**Set task**
Below are the records; locate each line with the word "drawn" and copy it.

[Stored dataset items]
------------

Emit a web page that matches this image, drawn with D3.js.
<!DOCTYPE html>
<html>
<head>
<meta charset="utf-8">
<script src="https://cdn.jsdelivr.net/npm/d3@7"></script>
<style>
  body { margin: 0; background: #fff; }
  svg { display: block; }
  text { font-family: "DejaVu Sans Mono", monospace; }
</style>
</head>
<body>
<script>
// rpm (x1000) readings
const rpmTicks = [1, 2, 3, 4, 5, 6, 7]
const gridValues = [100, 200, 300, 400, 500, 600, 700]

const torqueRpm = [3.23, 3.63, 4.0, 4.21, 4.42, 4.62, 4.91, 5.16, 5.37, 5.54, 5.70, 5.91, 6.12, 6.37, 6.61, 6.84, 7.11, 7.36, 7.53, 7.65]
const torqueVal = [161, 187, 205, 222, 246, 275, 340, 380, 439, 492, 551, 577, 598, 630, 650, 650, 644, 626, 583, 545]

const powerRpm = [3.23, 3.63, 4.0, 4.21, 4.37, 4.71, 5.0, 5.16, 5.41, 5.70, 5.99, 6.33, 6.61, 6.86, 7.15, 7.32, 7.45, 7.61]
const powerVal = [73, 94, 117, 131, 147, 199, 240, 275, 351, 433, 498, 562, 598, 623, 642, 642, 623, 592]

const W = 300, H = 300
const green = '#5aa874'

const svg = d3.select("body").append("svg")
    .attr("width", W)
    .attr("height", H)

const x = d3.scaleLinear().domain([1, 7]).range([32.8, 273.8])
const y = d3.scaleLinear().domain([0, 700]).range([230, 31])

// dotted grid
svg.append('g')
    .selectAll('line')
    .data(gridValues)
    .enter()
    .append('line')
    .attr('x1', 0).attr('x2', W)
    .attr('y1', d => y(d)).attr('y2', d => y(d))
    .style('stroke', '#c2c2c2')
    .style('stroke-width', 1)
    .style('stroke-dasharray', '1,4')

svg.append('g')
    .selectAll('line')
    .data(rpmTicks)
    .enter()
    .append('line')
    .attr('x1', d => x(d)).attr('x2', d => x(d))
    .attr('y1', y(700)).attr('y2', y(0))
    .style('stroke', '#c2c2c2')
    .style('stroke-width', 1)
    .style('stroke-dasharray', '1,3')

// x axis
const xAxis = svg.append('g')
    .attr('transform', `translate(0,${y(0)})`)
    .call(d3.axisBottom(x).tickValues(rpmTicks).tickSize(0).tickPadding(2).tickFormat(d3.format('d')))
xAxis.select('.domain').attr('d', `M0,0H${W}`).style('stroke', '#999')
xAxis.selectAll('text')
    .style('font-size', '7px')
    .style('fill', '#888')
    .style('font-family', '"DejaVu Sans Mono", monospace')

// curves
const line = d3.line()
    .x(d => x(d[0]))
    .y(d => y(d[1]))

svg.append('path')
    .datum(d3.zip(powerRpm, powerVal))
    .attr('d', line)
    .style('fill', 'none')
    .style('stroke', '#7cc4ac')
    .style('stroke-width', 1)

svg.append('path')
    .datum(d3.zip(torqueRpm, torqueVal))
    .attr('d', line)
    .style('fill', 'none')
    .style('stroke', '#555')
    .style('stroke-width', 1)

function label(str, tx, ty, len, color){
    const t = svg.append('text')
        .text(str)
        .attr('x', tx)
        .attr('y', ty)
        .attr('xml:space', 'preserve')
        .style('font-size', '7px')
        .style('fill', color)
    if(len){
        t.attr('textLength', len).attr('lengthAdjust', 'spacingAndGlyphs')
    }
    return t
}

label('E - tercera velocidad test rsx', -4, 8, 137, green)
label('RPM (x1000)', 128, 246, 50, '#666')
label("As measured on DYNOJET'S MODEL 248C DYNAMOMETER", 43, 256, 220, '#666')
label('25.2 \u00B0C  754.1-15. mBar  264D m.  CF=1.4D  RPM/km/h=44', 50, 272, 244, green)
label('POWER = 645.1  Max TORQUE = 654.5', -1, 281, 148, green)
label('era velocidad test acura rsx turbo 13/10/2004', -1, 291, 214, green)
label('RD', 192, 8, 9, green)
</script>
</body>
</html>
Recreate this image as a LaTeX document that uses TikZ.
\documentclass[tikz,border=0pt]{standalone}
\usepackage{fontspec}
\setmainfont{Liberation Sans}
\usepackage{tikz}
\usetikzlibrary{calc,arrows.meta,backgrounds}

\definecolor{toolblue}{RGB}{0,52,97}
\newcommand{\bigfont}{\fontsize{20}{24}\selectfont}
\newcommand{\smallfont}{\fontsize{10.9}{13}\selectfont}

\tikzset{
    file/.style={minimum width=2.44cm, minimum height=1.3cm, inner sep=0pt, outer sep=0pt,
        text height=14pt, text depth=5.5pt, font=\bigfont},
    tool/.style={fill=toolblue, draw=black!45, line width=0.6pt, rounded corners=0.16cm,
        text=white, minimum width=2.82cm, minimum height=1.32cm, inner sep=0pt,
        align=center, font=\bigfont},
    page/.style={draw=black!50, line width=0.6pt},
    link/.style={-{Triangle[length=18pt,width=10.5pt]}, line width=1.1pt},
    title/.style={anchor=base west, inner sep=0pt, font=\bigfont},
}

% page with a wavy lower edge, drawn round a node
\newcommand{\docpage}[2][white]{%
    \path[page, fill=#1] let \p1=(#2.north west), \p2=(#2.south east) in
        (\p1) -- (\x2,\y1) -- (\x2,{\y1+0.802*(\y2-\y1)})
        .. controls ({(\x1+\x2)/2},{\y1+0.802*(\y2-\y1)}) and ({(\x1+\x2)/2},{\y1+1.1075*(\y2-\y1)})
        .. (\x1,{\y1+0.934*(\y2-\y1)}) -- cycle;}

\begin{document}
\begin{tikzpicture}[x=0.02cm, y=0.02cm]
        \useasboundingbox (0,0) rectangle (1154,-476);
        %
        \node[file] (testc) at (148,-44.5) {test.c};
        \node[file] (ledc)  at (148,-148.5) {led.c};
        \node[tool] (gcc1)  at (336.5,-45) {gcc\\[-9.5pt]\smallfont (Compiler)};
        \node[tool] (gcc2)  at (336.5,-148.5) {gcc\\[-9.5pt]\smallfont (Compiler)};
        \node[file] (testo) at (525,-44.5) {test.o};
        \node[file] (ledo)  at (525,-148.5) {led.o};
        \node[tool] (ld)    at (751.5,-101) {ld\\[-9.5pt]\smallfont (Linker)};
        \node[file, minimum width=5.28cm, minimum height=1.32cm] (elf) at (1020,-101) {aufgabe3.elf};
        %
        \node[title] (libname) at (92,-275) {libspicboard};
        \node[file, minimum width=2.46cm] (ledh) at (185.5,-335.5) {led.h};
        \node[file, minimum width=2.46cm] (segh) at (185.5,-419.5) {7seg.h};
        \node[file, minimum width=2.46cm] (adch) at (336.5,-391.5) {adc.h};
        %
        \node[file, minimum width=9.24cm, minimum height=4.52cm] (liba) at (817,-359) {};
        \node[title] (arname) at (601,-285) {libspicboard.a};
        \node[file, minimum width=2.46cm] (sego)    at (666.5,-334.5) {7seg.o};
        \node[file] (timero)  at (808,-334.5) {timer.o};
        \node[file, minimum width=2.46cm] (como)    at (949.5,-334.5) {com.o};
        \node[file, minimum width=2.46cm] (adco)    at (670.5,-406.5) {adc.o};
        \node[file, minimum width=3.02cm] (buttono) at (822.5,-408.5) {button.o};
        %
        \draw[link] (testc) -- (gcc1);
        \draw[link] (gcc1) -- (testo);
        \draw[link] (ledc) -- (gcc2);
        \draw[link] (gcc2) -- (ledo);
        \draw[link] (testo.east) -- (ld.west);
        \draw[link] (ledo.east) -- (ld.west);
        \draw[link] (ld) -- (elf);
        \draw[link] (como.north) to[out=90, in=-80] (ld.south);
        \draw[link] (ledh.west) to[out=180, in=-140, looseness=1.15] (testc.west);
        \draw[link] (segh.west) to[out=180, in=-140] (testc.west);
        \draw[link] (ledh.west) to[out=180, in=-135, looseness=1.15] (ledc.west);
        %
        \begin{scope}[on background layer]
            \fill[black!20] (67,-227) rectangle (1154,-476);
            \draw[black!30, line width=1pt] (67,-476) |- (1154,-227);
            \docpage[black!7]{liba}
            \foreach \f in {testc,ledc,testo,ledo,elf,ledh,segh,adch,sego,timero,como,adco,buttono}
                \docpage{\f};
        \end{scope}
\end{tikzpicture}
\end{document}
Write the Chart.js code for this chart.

------------

**Task response**
Emit a web page that matches this image, drawn with D3.js.
% page with a wavy lower edge, drawn round a node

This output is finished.